| Exercise objective |
Search the data for the word "chart" and copy every line where it occurs.

| Excerpted data |
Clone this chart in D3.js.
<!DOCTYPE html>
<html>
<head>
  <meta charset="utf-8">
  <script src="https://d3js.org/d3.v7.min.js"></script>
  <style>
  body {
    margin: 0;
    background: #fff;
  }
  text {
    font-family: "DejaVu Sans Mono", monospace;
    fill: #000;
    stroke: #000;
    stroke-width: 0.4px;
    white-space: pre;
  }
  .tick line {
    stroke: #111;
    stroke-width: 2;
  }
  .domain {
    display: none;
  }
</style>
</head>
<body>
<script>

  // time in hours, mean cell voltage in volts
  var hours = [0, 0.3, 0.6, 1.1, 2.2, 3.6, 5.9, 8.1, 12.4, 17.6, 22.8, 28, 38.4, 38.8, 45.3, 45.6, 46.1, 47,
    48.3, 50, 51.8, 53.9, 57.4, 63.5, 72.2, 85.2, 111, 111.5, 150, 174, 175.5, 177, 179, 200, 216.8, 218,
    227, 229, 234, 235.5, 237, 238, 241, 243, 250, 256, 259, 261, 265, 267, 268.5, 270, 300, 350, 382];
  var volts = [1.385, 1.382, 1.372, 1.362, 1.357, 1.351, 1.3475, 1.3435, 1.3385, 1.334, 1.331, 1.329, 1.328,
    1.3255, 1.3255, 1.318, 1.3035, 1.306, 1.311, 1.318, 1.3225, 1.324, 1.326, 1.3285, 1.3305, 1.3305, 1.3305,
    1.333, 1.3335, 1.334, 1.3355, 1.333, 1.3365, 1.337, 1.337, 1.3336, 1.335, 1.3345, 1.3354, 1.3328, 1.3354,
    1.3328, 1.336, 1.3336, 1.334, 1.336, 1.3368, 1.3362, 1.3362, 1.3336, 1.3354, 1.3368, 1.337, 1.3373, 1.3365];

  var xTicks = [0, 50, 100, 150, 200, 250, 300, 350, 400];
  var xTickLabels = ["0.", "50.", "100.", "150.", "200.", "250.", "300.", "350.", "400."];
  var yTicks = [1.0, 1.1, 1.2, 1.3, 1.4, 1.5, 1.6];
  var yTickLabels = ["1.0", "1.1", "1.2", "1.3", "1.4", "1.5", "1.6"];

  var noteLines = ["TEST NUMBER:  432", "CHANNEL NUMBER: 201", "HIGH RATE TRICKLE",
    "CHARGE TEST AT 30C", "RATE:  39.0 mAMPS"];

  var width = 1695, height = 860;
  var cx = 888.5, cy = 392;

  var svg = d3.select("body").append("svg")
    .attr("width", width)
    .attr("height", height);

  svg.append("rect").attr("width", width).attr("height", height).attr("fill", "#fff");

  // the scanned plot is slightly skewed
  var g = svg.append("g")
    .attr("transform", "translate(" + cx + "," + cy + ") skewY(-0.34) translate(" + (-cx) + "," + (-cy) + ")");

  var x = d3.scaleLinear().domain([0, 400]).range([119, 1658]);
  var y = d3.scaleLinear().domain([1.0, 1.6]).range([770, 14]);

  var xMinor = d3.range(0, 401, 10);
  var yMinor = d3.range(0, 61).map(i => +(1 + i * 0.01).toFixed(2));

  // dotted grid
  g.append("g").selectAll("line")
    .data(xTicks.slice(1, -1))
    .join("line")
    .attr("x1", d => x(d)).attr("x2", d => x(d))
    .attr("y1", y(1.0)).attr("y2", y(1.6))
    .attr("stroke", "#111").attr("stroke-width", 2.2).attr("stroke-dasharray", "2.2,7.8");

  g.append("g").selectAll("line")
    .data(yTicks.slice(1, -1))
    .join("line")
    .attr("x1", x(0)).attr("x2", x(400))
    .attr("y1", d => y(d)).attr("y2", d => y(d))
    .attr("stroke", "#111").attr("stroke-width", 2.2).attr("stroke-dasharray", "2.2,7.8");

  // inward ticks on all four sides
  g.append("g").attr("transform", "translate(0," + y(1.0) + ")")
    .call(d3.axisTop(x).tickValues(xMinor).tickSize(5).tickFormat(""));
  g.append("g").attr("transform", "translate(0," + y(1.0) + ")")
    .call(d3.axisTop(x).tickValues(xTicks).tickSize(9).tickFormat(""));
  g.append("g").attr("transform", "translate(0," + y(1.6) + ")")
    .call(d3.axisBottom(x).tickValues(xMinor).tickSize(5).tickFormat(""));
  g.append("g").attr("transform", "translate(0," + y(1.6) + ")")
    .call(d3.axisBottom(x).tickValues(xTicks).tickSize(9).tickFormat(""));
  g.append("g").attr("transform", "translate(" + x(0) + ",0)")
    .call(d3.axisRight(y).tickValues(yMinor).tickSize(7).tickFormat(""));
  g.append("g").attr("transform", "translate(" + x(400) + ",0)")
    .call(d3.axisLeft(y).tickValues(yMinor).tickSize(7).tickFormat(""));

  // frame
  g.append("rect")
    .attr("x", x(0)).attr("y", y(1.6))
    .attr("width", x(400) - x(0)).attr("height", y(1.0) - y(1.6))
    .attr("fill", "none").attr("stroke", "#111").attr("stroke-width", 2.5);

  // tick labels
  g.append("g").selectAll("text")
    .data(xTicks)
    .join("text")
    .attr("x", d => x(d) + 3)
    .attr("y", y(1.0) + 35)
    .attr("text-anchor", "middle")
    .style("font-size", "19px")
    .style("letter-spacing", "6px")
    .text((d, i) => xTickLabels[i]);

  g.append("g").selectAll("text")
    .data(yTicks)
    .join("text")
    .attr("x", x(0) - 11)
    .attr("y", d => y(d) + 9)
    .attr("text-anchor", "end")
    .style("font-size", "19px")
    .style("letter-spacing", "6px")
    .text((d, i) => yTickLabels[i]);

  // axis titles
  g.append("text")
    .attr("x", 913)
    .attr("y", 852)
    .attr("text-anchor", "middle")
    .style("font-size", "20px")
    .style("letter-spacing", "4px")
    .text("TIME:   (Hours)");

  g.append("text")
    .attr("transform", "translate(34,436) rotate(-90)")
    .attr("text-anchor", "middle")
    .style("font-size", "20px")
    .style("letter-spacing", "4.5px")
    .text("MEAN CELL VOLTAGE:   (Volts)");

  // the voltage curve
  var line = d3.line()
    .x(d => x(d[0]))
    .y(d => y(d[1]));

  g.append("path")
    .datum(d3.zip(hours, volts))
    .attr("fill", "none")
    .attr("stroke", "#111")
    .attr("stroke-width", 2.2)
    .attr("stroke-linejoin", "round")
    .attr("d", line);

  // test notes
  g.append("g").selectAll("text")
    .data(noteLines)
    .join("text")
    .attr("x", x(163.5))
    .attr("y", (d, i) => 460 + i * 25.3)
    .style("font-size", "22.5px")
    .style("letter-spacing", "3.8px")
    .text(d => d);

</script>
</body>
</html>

==

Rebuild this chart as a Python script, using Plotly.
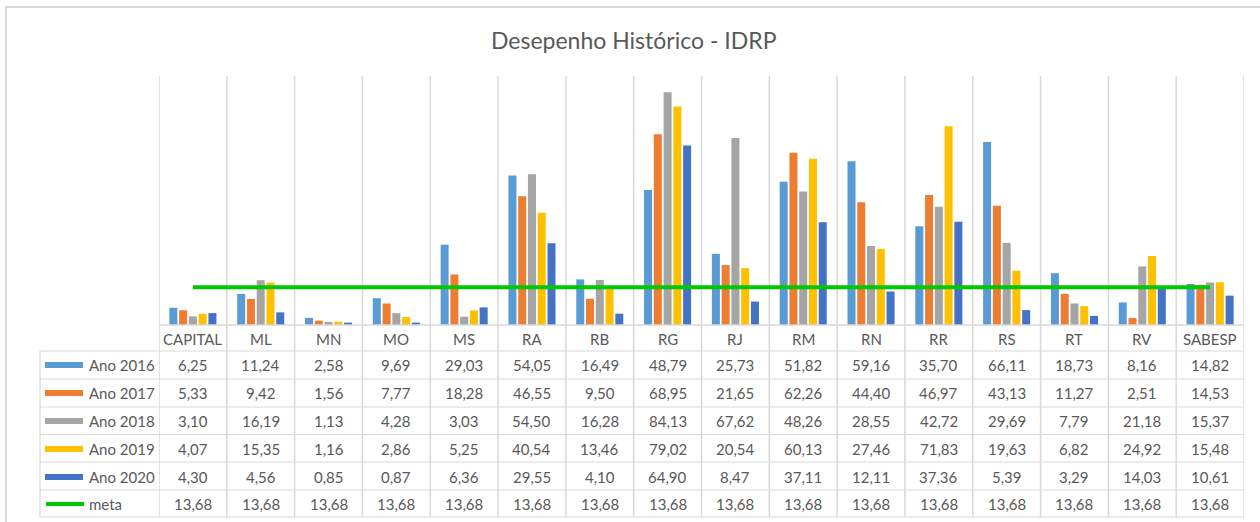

...

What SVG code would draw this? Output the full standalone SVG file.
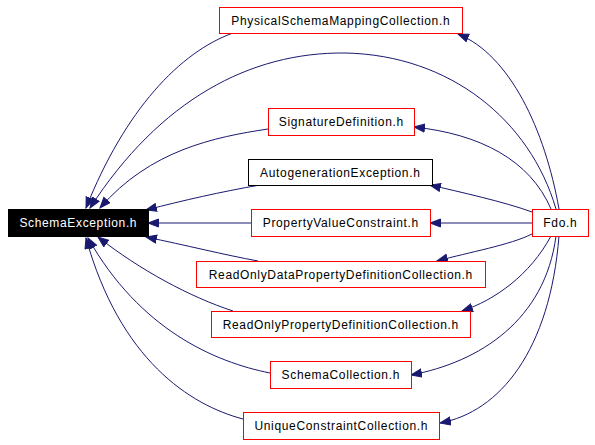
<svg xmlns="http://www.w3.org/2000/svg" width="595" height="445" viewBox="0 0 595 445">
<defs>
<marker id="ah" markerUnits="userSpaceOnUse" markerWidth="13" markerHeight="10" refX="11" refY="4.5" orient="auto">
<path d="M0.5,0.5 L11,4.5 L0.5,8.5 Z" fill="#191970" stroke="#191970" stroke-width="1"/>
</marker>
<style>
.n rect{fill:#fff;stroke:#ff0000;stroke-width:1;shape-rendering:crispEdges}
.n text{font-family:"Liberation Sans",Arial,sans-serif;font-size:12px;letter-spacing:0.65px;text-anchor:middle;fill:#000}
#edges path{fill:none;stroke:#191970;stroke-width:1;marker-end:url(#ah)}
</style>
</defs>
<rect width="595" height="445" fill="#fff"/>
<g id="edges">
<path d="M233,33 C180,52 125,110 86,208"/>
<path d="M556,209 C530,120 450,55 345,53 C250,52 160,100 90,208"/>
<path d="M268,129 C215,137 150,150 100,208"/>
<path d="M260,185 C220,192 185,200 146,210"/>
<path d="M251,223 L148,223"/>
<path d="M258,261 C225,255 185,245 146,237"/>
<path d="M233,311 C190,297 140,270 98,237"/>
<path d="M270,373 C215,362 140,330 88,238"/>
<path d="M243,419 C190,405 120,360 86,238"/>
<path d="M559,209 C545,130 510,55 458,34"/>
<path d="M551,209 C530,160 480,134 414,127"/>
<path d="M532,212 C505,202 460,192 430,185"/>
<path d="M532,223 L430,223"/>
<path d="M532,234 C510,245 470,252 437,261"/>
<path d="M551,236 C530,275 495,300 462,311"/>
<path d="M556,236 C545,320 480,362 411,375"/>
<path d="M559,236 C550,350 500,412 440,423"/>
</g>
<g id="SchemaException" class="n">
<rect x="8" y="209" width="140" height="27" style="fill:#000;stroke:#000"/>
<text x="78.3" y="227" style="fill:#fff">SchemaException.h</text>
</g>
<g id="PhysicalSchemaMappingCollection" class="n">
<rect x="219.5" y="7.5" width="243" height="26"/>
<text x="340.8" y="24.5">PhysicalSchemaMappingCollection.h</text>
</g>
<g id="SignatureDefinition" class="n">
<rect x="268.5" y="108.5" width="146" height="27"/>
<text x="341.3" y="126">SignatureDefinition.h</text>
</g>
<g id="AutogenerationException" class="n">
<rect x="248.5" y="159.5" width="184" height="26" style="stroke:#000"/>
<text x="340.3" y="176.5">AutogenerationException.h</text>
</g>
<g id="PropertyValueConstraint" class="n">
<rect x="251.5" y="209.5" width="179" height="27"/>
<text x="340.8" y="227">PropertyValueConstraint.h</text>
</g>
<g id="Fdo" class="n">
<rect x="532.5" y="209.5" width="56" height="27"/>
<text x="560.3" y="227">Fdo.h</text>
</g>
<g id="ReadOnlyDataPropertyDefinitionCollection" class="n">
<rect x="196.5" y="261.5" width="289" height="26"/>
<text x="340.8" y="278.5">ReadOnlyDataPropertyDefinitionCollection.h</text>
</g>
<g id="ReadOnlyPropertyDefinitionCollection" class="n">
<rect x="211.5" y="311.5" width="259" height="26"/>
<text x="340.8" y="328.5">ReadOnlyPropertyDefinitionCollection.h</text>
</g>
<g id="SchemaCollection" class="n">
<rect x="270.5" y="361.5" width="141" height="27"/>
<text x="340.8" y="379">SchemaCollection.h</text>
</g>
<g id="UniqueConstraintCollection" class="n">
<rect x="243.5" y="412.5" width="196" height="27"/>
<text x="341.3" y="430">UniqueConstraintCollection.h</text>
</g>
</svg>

| Result for this task |
Clone this chart in D3.js.
Rebuild this chart as a Python script, using Plotly.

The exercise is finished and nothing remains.